A) 50 m/s; it represents the average speed of the object between 2 seconds and 4 seconds
B) 90 m/s; it represents the average speed of the object between 2 seconds and 4 seconds
C) 90 m/s; it represents the average distance traveled by the object between 2 seconds and 4 seconds
D) 50 m/s; it represents the average distance traveled by the object between 2 seconds

Answer 1

B) 90 m/s; it represents the average speed of the object between 2 seconds and 4 seconds

proof

the main formula is v= D / Dt, D=Dfinal - Dinitial
Dt= tfinal - tinitial


so between t=2 and t= 4, V = 240-60/ 4-2= 90m/s

Answer 2

Option B is correct

The average rate of change of d(t) between 2 second and 4 second is; 90 ft/s

and it represents the average speed of the object between 2 seconds and 4 seconds.

Explanation:

Average rate of change of function is defined as the ratio of the difference in the function f(x) as it changes from a to b to the difference between a and b. Then, the average rate of change is denoted as A(x).

`A(x) =(f(b)-f(a))/(b-a)`

As per the given statement, the distance d(t) is in feet and t is the time in second.

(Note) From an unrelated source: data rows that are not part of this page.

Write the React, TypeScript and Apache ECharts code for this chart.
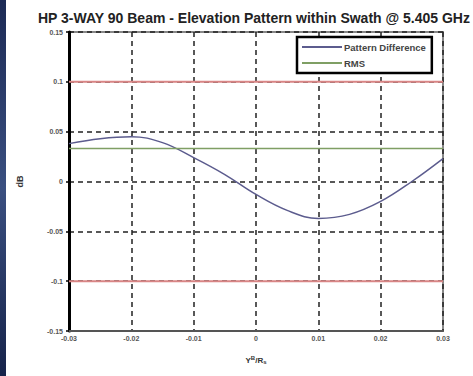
import React, { useEffect, useRef } from "react";
import * as echarts from "echarts";

const titleText = "HP 3-WAY 90 Beam - Elevation Pattern within Swath @ 5.405 GHz";
const xPositions = [-0.03, -0.025, -0.02, -0.015, -0.01, -0.005, 0, 0.005, 0.01, 0.015, 0.02, 0.025, 0.03];
const patternDifference = [0.038, 0.043, 0.045, 0.039, 0.024, 0.007, -0.013, -0.029, -0.037, -0.033, -0.02, 0.0, 0.023];
const rmsValue = 0.033;
const limitValues = [0.1, -0.1];
const xRange = [-0.03, 0.03];

export default function App() {
  const ref = useRef<HTMLDivElement>(null);
  useEffect(() => {
    if (!ref.current) return;
    const chart = echarts.init(ref.current, undefined, { renderer: "svg" });
    const fmt = (v: number) => String(Number(v.toFixed(3)));
    const labelStyle = { color: "#555", fontSize: 7, fontWeight: "bold" as const, fontFamily: "Liberation Sans, Arial, sans-serif" };
    chart.setOption({
      animation: false,
      backgroundColor: "#fff",
      title: {
        text: titleText,
        left: 33,
        top: 6,
        textStyle: { fontSize: 14, fontWeight: "bold", color: "#222", fontFamily: "Liberation Sans, Arial, sans-serif" },
      },
      graphic: [
        {
          type: "rect",
          shape: { x: 0, y: 0, width: 6, height: 376 },
          style: {
            fill: new echarts.graphic.LinearGradient(0, 0, 0, 1, [
              { offset: 0, color: "#1c2a55" },
              { offset: 0.5, color: "#3a4f80" },
              { offset: 1, color: "#16234a" },
            ]),
          },
        },
      ],
      grid: {
        left: 69,
        right: 30,
        top: 32,
        bottom: 45,
        show: true,
        borderColor: "#888",
        borderWidth: 2,
      },
      legend: {
        data: ["Pattern Difference", "RMS"],
        orient: "vertical",
        left: 297,
        top: 37,
        itemWidth: 40,
        itemHeight: 2,
        itemGap: 6,
        padding: [5, 6, 5, 5],
        backgroundColor: "#fff",
        borderColor: "#000",
        borderWidth: 2.5,
        borderRadius: 0,
        icon: "rect",
        textStyle: { fontSize: 9.5, fontWeight: "bold", color: "#444", fontFamily: "Liberation Sans, Arial, sans-serif", padding: [0, 0, 0, -3] },
      },
      xAxis: {
        type: "value",
        min: xRange[0],
        max: xRange[1],
        interval: 0.01,
        name: "{a|Y}{sup|B}{a|/R}{sub|s}",
        nameLocation: "middle",
        nameGap: 24,
        nameTextStyle: {
          rich: {
            a: { fontSize: 8, fontWeight: "bold", color: "#333" },
            sup: { fontSize: 6, fontWeight: "bold", color: "#333", verticalAlign: "top", padding: [0, 0, 4, 0] },
            sub: { fontSize: 6, fontWeight: "bold", color: "#333", verticalAlign: "bottom", padding: [4, 0, 0, 0] },
          },
        },
        axisLine: { show: true, onZero: false, lineStyle: { color: "#555", width: 2 } },
        axisTick: { show: false },
        axisLabel: { ...labelStyle, margin: 4, formatter: fmt },
        splitLine: { show: true, lineStyle: { color: "#222", width: 1.5, type: [5, 4] } },
      },
      yAxis: {
        type: "value",
        min: -0.15,
        max: 0.15,
        interval: 0.05,
        name: "dB",
        nameLocation: "middle",
        nameRotate: 90,
        nameGap: 45,
        nameTextStyle: { fontSize: 9, fontWeight: "bold", color: "#333" },
        axisLine: { show: true, onZero: false, lineStyle: { color: "#000", width: 3 } },
        axisTick: { show: true, length: 3, lineStyle: { color: "#000", width: 1.5 } },
        axisLabel: { ...labelStyle, margin: 6, formatter: fmt },
        splitLine: { show: true, lineStyle: { color: "#222", width: 1.5, type: [5, 4] } },
      },
      series: [
        {
          name: "Pattern Difference",
          type: "line",
          data: xPositions.map((x, i) => [x, patternDifference[i]]),
          smooth: 0.4,
          showSymbol: false,
          lineStyle: { color: "#5c5c8e", width: 1.5 },
          itemStyle: { color: "#5c5c8e" },
          z: 3,
        },
        {
          name: "RMS",
          type: "line",
          data: [[xRange[0], rmsValue], [xRange[1], rmsValue]],
          showSymbol: false,
          lineStyle: { color: "#7f9f64", width: 1.5 },
          itemStyle: { color: "#7f9f64" },
          z: 3,
        },
        ...limitValues.map((v, k) => ({
          name: "limit" + k,
          type: "line",
          data: [[xRange[0], v], [xRange[1], v]],
          showSymbol: false,
          lineStyle: { color: "#d98585", width: 2 },
          itemStyle: { color: "#d98585" },
          z: 3,
        })),
      ],
    });
    return () => chart.dispose();
  }, []);
  return <div ref={ref} style={{ position: "fixed", left: 0, top: 0, width: 473, height: 376 }} />;
}
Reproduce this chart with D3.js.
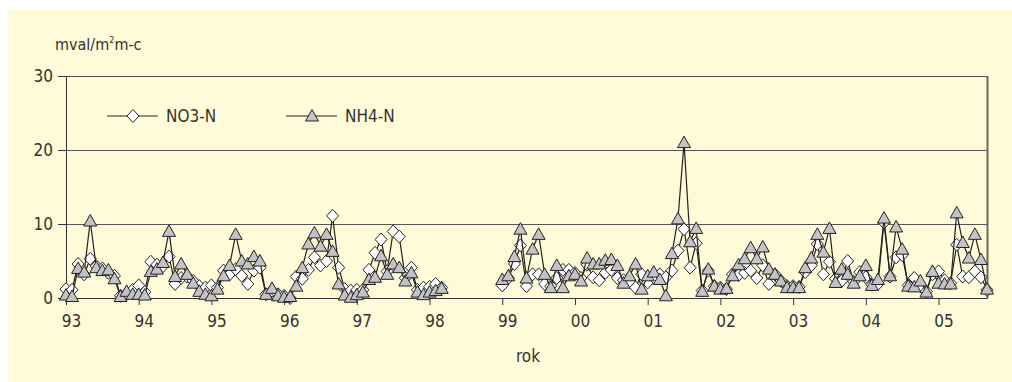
<!DOCTYPE html>
<html lang="cs">
<head>
<meta charset="UTF-8">
<title>NO3-N a NH4-N</title>
<script src="https://cdn.jsdelivr.net/npm/d3@7"></script>
<style>
    body { margin: 0; background: #fff; }
    text {
        font-family: "Liberation Sans Narrow", "DejaVu Sans Condensed", "Roboto Condensed", sans-serif;
        fill: #333;
    }
</style>
</head>
<body>
<div id="chart"></div>

<script>
    // monthly values, Jan 1993 .. Sep 2005 (null = no measurement)
    const no3 = [
        1.2, 1.1, 4.6, 3.2, 5.3, 4.3, 4.0, 3.4, 3.0, 0.3, 0.6, 1.1,
        1.7, 0.8, 4.9, 4.5, 4.3, 5.6, 1.9, 2.7, 2.9, 2.3, 1.6, 1.4,
        1.7, 1.4, 3.7, 3.2, 3.9, 3.0, 1.9, 3.7, 4.1, 0.5, 1.0, 0.5,
        0.3, 0.0, 2.9, 2.6, 3.8, 5.5, 4.4, 5.0, 11.1, 4.1, 1.2, 1.0,
        1.1, 1.1, 3.8, 6.1, 7.9, 3.6, 9.0, 8.3, 2.7, 4.1, 1.1, 1.4,
        1.5, 1.9, 1.4, null, null, null, null, null, null, null, null, null,
        1.7, 2.7, 4.6, 7.1, 1.6, 3.2, 3.2, 1.9, 1.6, 2.7, 3.8, 3.8,
        3.4, 2.7, 4.5, 2.8, 2.4, 3.4, 3.8, 2.7, 2.4, 2.2, 1.4, 3.2,
        2.1, 2.8, 3.2, 2.8, 3.7, 6.4, 9.3, 4.1, 7.4, 1.0, 3.7, 1.6,
        1.4, 1.2, 3.2, 3.1, 3.4, 3.7, 2.7, 4.4, 1.9, 3.2, 2.3, 1.6,
        1.6, 1.5, 3.5, 4.4, 7.3, 3.2, 4.9, 2.6, 2.3, 5.0, 2.2, 3.5,
        2.8, 1.8, 1.9, 10.2, 2.9, 5.5, 5.8, 1.7, 2.7, 1.6, 0.9, 3.2,
        3.6, 2.4, 2.0, 7.2, 2.9, 2.8, 3.6, 2.8, 1.1
    ];
    const nh4 = [
        0.4, 0.2, 4.0, 3.5, 10.4, 4.1, 3.7, 3.8, 2.6, 0.2, 0.9, 0.5,
        0.5, 0.4, 3.6, 3.9, 4.8, 9.0, 2.9, 4.6, 3.2, 2.0, 0.9, 0.5,
        0.3, 1.2, 3.0, 4.4, 8.6, 5.0, 4.6, 5.6, 5.0, 0.5, 1.3, 0.3,
        0.1, 0.2, 1.6, 4.1, 7.3, 8.8, 7.0, 8.6, 6.3, 1.9, 0.4, 0.1,
        0.45, 0.8, 2.5, 2.8, 5.7, 3.2, 4.6, 4.1, 2.3, 3.4, 0.8, 0.45,
        0.8, 1.0, 1.3, null, null, null, null, null, null, null, null, null,
        2.5, 3.0, 5.6, 9.3, 2.7, 6.6, 8.6, 3.2, 1.4, 4.4, 1.4, 3.0,
        3.2, 2.3, 5.4, 4.6, 4.6, 5.1, 5.2, 4.4, 2.0, 3.0, 4.6, 1.2,
        3.0, 3.5, 2.5, 0.3, 6.0, 10.7, 21.0, 7.6, 9.4, 0.9, 3.9, 1.6,
        1.2, 1.3, 3.0, 4.5, 5.3, 6.8, 5.3, 6.9, 3.9, 3.2, 2.3, 1.4,
        1.4, 1.4, 4.1, 5.4, 8.6, 6.2, 9.4, 2.1, 3.9, 3.2, 2.0, 3.0,
        4.4, 1.7, 2.5, 10.8, 3.0, 9.6, 6.6, 1.6, 1.5, 2.3, 0.8, 3.6,
        2.0, 1.9, 1.9, 11.5, 7.5, 5.4, 8.6, 5.2, 1.2
    ];
    const yearLabels = ["93", "94", "95", "96", "97", "98", "99", "00", "01", "02", "03", "04", "05"];
    const yTicks = [0, 10, 20, 30];
    const seriesNames = ["NO3-N", "NH4-N"];

    const W = 1012, H = 382;
    const margin = {top: 76, right: 25, bottom: 84, left: 66};

    const svg = d3.select("#chart").append("svg")
        .attr("width", W)
        .attr("height", H);

    // yellow panel
    svg.append("rect")
        .attr("x", 8).attr("y", 9)
        .attr("width", W - 8).attr("height", H - 9)
        .attr("fill", "#fffad7");

    const x = d3.scaleLinear()
        .domain([0, no3.length - 1])
        .range([margin.left, W - margin.right]);
    const y = d3.scaleLinear()
        .domain([0, 30])
        .range([H - margin.bottom, margin.top]);

    // grid lines
    svg.append("g")
        .selectAll("line")
        .data(yTicks.filter(d => d > 0))
        .enter()
        .append("line")
        .attr("x1", x.range()[0])
        .attr("x2", x.range()[1])
        .attr("y1", d => y(d))
        .attr("y2", d => y(d))
        .attr("stroke", "#555")
        .attr("stroke-width", 1)
        .attr("shape-rendering", "crispEdges");

    // right border
    svg.append("line")
        .attr("x1", x.range()[1] + 0.5).attr("x2", x.range()[1] + 0.5)
        .attr("y1", y(30)).attr("y2", y(0))
        .attr("stroke", "#6b6657")
        .attr("stroke-width", 2);

    // y axis
    svg.append("g")
        .attr("transform", "translate(" + margin.left + ",0)")
        .call(d3.axisLeft(y).tickValues(yTicks).tickSize(8).tickPadding(5))
        .call(g => g.selectAll("line, path").attr("stroke", "#333"))
        .call(g => g.selectAll("text").attr("font-size", 17).style("font-family", null));

    // x axis
    svg.append("g")
        .attr("transform", "translate(0," + y(0) + ")")
        .call(d3.axisBottom(x)
            .tickValues(yearLabels.map((d, i) => i * 12))
            .tickFormat((d, i) => yearLabels[i])
            .tickSize(7)
            .tickSizeOuter(0)
            .tickPadding(10))
        .call(g => g.selectAll("line, path").attr("stroke", "#333"))
        .call(g => g.selectAll("text").attr("font-size", 17).attr("x", 5));

    // axis titles
    svg.append("text")
        .attr("x", 55).attr("y", 50)
        .attr("font-size", 16)
        .html('mval/m<tspan font-size="9" dy="-7">2</tspan><tspan dy="7">m-c</tspan>');

    svg.append("text")
        .attr("x", 528).attr("y", 362)
        .attr("text-anchor", "middle")
        .attr("font-size", 17)
        .text("rok");

    const diamond = "M0,-6.5L6,0L0,6.5L-6,0Z";
    const triangle = "M0,-6.5L6.5,5L-6.5,5Z";

    const series = [
        {name: seriesNames[0], values: no3, path: diamond, fill: "#ffffff"},
        {name: seriesNames[1], values: nh4, path: triangle, fill: "#c3c3c6"}
    ];

    const line = d3.line()
        .defined(d => d.v !== null)
        .x(d => x(d.i))
        .y(d => y(d.v));

    for (let s of series) {
        const pts = s.values.map((v, i) => ({i: i, v: v}));
        svg.append("path")
            .datum(pts)
            .attr("fill", "none")
            .attr("stroke", "#222")
            .attr("stroke-width", 1.2)
            .attr("d", line);

        svg.append("g")
            .selectAll("path")
            .data(pts.filter(d => d.v !== null))
            .enter()
            .append("path")
            .attr("d", s.path)
            .attr("transform", d => "translate(" + x(d.i) + "," + y(d.v) + ")")
            .attr("fill", s.fill)
            .attr("stroke", "#222")
            .attr("stroke-width", 1);
    }

    // legend
    const legend = svg.append("g");
    const legendX = [107, 286];
    series.forEach((s, k) => {
        const g = legend.append("g").attr("transform", "translate(" + legendX[k] + ",116)");
        g.append("line")
            .attr("x1", 0).attr("x2", 51)
            .attr("stroke", "#222").attr("stroke-width", 1.2);
        g.append("path")
            .attr("d", s.path)
            .attr("transform", "translate(26,0)")
            .attr("fill", s.fill)
            .attr("stroke", "#222");
        g.append("text")
            .attr("x", 59).attr("y", 6)
            .attr("font-size", 17)
            .text(s.name);
    });
</script>
</body>
</html>
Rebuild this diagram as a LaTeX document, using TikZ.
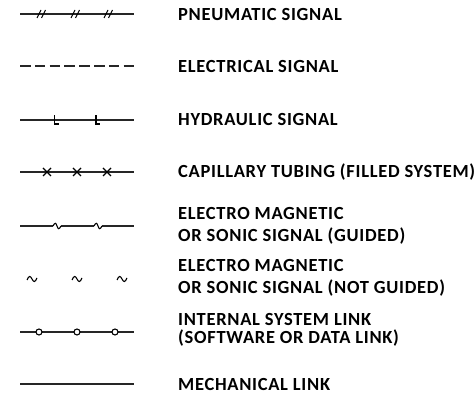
\documentclass[tikz,border=0pt]{standalone}
\usepackage{fontspec}
\setmainfont{Carlito}
\begin{document}
\begin{tikzpicture}[x=1pt,y=-1pt,
  sig/.style={line width=1.1pt,black!85},
  symb/.style={line width=1.1pt,black},
  lbl/.style={anchor=base west,inner sep=0pt,font=\fontsize{18.5}{21}\selectfont\bfseries\addfontfeature{LetterSpace=3.8}}]
\useasboundingbox (0,0) rectangle (475,396);
% pneumatic
\coordinate (p1) at (20,14); \coordinate (p2) at (134,14);
\draw[sig] (p1) -- (p2);
\foreach \x in {42,76,109}{
  \draw[symb] (\x-5,18) -- (\x-1,10);
  \draw[symb] (\x-0.5,18) -- (\x+3.5,10);
}
% electrical
\coordinate (e1) at (20,66); \coordinate (e2) at (134,66);
\draw[sig,dash pattern=on 10.5pt off 4.3pt] (e1) -- (e2);
% hydraulic
\coordinate (h1) at (20,120); \coordinate (h2) at (134,120);
\draw[sig] (h1) -- (h2);
\foreach \x in {54.5,96}{
  \draw[symb] (\x,115.5) -- (\x,124) -- (\x+4,124);
}
% capillary
\coordinate (c1) at (20,172); \coordinate (c2) at (134,172);
\draw[sig] (c1) -- (c2);
\foreach \x in {47,77,107}{
  \draw[symb] (\x-4,168) -- (\x+4,176);
  \draw[symb] (\x-4,176) -- (\x+4,168);
}
% EM guided
\coordinate (g1) at (20,226); \coordinate (g2) at (134,226);
\draw[sig] (g1) -- (53,226) (61,226) -- (94,226) (102,226) -- (g2);
\foreach \x in {57,98}{
  \draw[symb] (\x-4,226) .. controls (\x-2,222) and (\x-1,223) .. (\x,226) .. controls (\x+1,229) and (\x+2,230) .. (\x+4,226);
}
% EM not guided
\foreach \x in {32,77,122}{
  \draw[symb] (\x-5,280) .. controls (\x-3,275) and (\x-1.5,276) .. (\x,279) .. controls (\x+1.5,282) and (\x+3,283) .. (\x+5,278);
}
% internal link
\coordinate (i1) at (20,332); \coordinate (i2) at (134,332);
\draw[sig] (i1) -- (36,332) (42,332) -- (74,332) (80,332) -- (112,332) (118,332) -- (i2);
\foreach \x in {39,77,115}{
  \draw[symb] (\x,332) circle (3pt);
}
% mechanical
\coordinate (m1) at (20,384); \coordinate (m2) at (134,384);
\draw[sig] (m1) -- (m2);
% labels
\node[lbl] (t1) at (178,20.5) {PNEUMATIC SIGNAL};
\node[lbl] (t2) at (178,73) {ELECTRICAL SIGNAL};
\node[lbl] (t3) at (178,126) {HYDRAULIC SIGNAL};
\node[lbl] (t4) at (178,178) {CAPILLARY TUBING (FILLED SYSTEM)};
\node[lbl] (t5a) at (178,220) {ELECTRO MAGNETIC};
\node[lbl] (t5b) at (178,241.5) {OR SONIC SIGNAL (GUIDED)};
\node[lbl] (t6a) at (178,271.5) {ELECTRO MAGNETIC};
\node[lbl] (t6b) at (178,294) {OR SONIC SIGNAL (NOT GUIDED)};
\node[lbl] (t7a) at (178,325) {INTERNAL SYSTEM LINK};
\node[lbl] (t7b) at (178,344) {(SOFTWARE OR DATA LINK)};
\node[lbl] (t8) at (178,391) {MECHANICAL LINK};
\end{tikzpicture}
\end{document}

To find the average rate of change of d(t) between 2 seconds and 4 seconds.

From the table we have;

at t = 2 , d(2) = 60

and

at t =4 , d(4) = 240.

Then, by the definition of average rate of change ;

`A(t) = (d(4)-d(2))/(4-2)` =
`(240-60)/(4-2) =(180)/(2)`

Simplify:

`A(t) = 90 ft/s`

therefore, the average rate of change of d(t) between 2 second and 4 second is; 90 ft/s and it represents the average speed of the object between 2 seconds and 4 seconds.